How to handle a visiting brother-in-law's bad habits
My husband's brother has left after another visit and I would appreciate tips on how to tell him, when he asks to visit again, that we love him but he's not welcome back unless some things change drastically.
He never visited us until we moved to a cool city with lots to do. Now he's come twice, and we don't want a third. He's immature and self-centered, but I wasn't prepared for what a bad houseguest he is. He won't have so much as a cup of coffee at our house, insisting on going out for everything. The first trip he just sat back expectantly when the check arrived, until we finally had to tell him we could not afford to pay for everything. He only wants to do what he wants to do, making faces and being passive aggressive at our suggestions. He doesn't pick up after himself, he drinks a lot. You get the idea.

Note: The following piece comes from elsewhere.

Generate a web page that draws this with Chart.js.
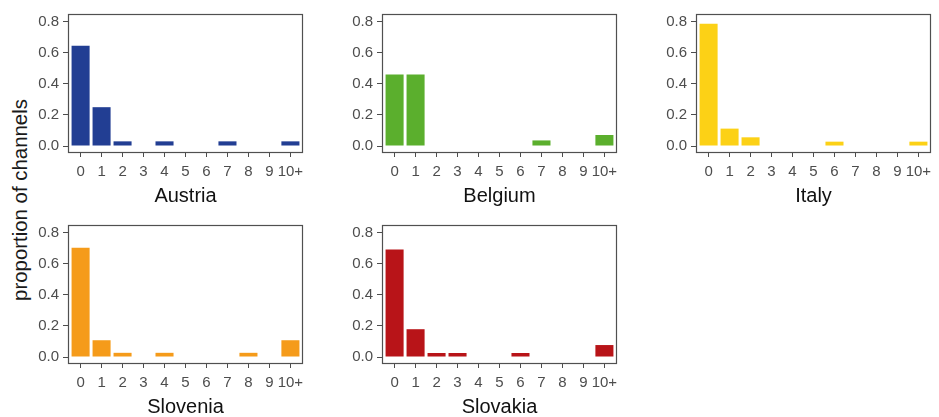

My husband's suggestions are to either pretend we're not available whenever he suggests visiting again, which is not really my style and is going to be suspicious eventually, or tell him he can visit for no more than two days. I'm fine with that, but that will still necessitate a conversation about why.
Should we draw up a set of rules for him? Other suggestions? He has the right to live how he wants, but we want to draw the line.
-- Not Your Hotel or Servant
Of course you do -- his "right to live how he wants" doesn't include doing so at your expense or without any consequences.
His being "immature and self-centered" does mean he won't anticipate this himself, yes, because that's the one-question maturity test: Do you treat others as if you're more important than they are? Yes/no.
However, you're talking as if you need a big conversation to get your point across, and in fact you don't even need him to get this. All you need is to be utterly unmoved by any expectations he has that you're not willing to meet.
For example, you say: "He insist[s] on going out for everything." No big conversation needed there; just don't budge. "We're having our coffee here. You're welcome to go out if you'd like."
And: "[W]e finally had to tell him we could not afford to pay for everything"? Again, no need to explain or stall until "finally" arrives. Instead, that first time he sat back: "Your share is $X." And if he "forgot" his wallet: "We'll get this one, you get next." If he tests you, establish who's paying before you order.
And: "He only wants to do what he wants to do, making faces ... at our suggestions," means, "OK! Have fun. Will you be back by dinner?"
And: "Please pick your clothes up -- they're on the hall floor." Because, seriously. Stand there while he does it.
Hosting invited guests involves forbearance (even then, within limits), but you don't have to take this self-invited guest anywhere, buy him anything, agree to anything, or put up with anything from him you don't want to. And you can say, "Sure, come visit -- just two days, though; that's all we can manage," and don't explain further. Embracing that in the moment is the drastic change I emphatically recommend.